Chow gave the interview on an aging subway car sitting in the TTC's Greenwood yard to highlight the city's need for federal help replacing Bloor-Danforth cars reaching the end of their lives. The province has promised $758 million for 55 new trains but only if Ottawa and the city match the contribution.
"I'm still hopeful," Chow says, adding: "I think we can work with the Prime Minister (Justin Trudeau) and the federal government." She is hopeful that Trudeau will soon make official that Toronto is getting $471 million over three years from the national $4 billion Housing Accelerator Fund.
"It's early days," building a relationship with the federal Liberals, Chow says, noting Ottawa has been occupied with the Russian invasion of Ukraine, the Israel-Hamas war, climate change initiatives and more. "I don't have as good, close a working relationship with the federal govt but I can develop that, it's not that hard." With Parliament in recess, she says: "We are now able to spend more time together."
Chow admits that, without a major commitment for federal money soon, she doesn't know how city council can on Feb. 14 pass a balanced budget, as required by law.
"If we don't get the refugee dollars, we're in trouble. Where are we going to find the money? I don't know!"
When the Star suggests that Chow has scored wins including the new deal for Toronto by governing as a centrist, rather than the radical socialist about which some of her opponents warned voters before the June byelection to replace John Tory, Chow seems incredulous: "Centralist?

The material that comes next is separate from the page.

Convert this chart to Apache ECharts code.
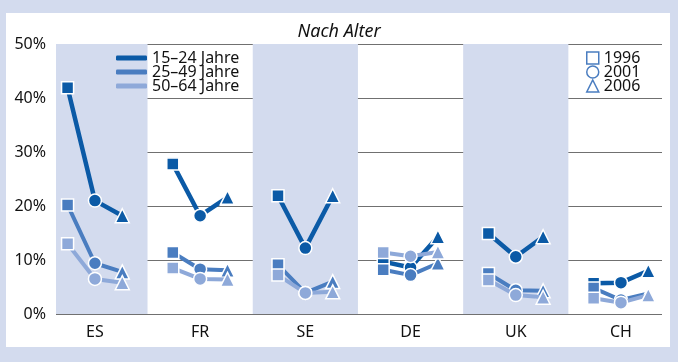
<!DOCTYPE html>
<html><head><meta charset="utf-8">
<script src="https://cdn.jsdelivr.net/npm/echarts@6/dist/echarts.min.js"></script>
<style>html,body{margin:0;padding:0;background:#d3dbee}#c{width:678px;height:362px}</style>
</head><body><div id="c"></div>
<script>
const countries = ['ES','FR','SE','DE','UK','CH'];
const years = ['1996','2001','2006'];
const yTicks = [0,10,20,30,40,50];
// values per country: [1996, 2001, 2006] in %
const age1524 = [[41.9,21.0,18.2],[27.8,18.2,21.6],[21.9,12.2,21.9],[9.7,8.6,14.3],[14.9,10.6,14.3],[5.7,5.8,8.0]];
const age2549 = [[20.2,9.4,7.8],[11.4,8.3,8.1],[9.1,3.9,6.0],[8.2,7.2,9.4],[7.5,4.4,4.3],[4.8,2.6,3.8]];
const age5064 = [[13.0,6.5,5.8],[8.5,6.5,6.4],[7.2,3.9,4.1],[11.4,10.7,11.5],[6.3,3.5,3.1],[2.9,2.1,3.5]];
const seriesNames = ['15–24 Jahre','25–49 Jahre','50–64 Jahre'];
const colors = ['#0b5aa6','#4a7dc0','#8ea9d9'];
const band = '#d3dbee';

const offsets = [-0.26, 0, 0.26];
const symbols = ['rect','circle','triangle'];
const symSizes = [12, 13, 14];

function build(vals){
  const out = [];
  vals.forEach((grp, i) => {
    grp.forEach((v, j) => {
      out.push({value:[i + offsets[j], v], symbol: symbols[j], symbolSize: symSizes[j]});
    });
    if (i < vals.length - 1) out.push({value:[i + 0.5, '-']});
  });
  return out;
}
const allVals = [age1524, age2549, age5064];

const chart = echarts.init(document.getElementById('c'));
const series = allVals.map((vals, k) => ({
  name: seriesNames[k], type: 'line', data: build(vals),
  connectNulls: false,
  lineStyle: {color: colors[k], width: k === 0 ? 4.5 : 4},
  itemStyle: {color: colors[k], borderColor: '#ffffff', borderWidth: 1.5},
  emphasis: {disabled: true}, z: 2 + k, animation: false
}));
series.unshift({
  name: 'bands', type: 'line', data: [[0, null]], z: -1, silent: true, showSymbol: false,
  markArea: {silent: true, itemStyle: {color: band},
    data: [[{xAxis: -0.37}, {xAxis: 0.5}], [{xAxis: 1.5}, {xAxis: 2.5}], [{xAxis: 3.5}, {xAxis: 4.5}]]},
  animation: false
});
years.forEach(y => series.push({name: y, type: 'line', data: []}));

chart.setOption({
  backgroundColor: band,
  animation: false,
  textStyle: {fontFamily: 'Noto Sans'},
  graphic: [{type: 'rect', z: -10, silent: true, shape: {x: 6, y: 13, width: 664, height: 334}, style: {fill: '#ffffff'}}],
  title: {text: 'Nach Alter', left: 'center', top: 18,
    textStyle: {fontSize: 18, fontStyle: 'italic', fontWeight: 'normal', color: '#111', fontFamily: 'Noto Sans'}},
  grid: {left: 56, right: 16, top: 44, bottom: 48},
  xAxis: {type: 'value', min: -0.37, max: 5.39,
    axisLine: {show: false}, axisTick: {show: false}, splitLine: {show: false},
    axisLabel: {customValues: [0,1,2,3,4,5], formatter: v => countries[Math.round(v)] || '',
      color: '#111', fontSize: 16, margin: 10, fontFamily: 'Noto Sans'}},
  yAxis: {type: 'value', min: 0, max: 50, interval: 10,
    axisLine: {show: false}, axisTick: {show: false},
    splitLine: {lineStyle: {color: '#707070', width: 1}},
    axisLabel: {formatter: v => yTicks.includes(v) ? v + '%' : '', color: '#111', fontSize: 16, margin: 10, fontFamily: 'Noto Sans'}},
  legend: [
    {data: seriesNames, orient: 'vertical', left: 111, top: 45, itemGap: -2, itemWidth: 31, itemHeight: 5,
      icon: 'roundRect', selectedMode: false, itemStyle: {borderWidth: 0},
      textStyle: {fontSize: 16, color: '#111', padding: [0,0,0,0], fontFamily: 'Noto Sans'}},
    {data: years.map(y => ({name: y, icon: symbols[years.indexOf(y)],
        itemStyle: {color: '#ffffff', borderColor: '#4a7dc0', borderWidth: 1.5}})),
      orient: 'vertical', left: 581, top: 45, itemGap: -2, itemWidth: 12, itemHeight: 12, selectedMode: false,
      textStyle: {fontSize: 16, color: '#111', fontFamily: 'Noto Sans'}}
  ],
  series: series
});
</script></body></html>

I've never been called that before."
She prefers social democrat always looking for common ground. "I am very practical. I like to fix things," she says. "I want to work with people, bring them together, because I believe the government has a role to play for the social good."
Asked what she will do when city hall closes for a holiday break, Chow pantomimes falling asleep back into her subway seat. But the 66-year-old exercise buff jumps forward and decides she shouldn't sleep away her time off after all.
"I need to get back to the gym," she says with a laugh. "I have not been this out of shape for 10, 20 years or even longer."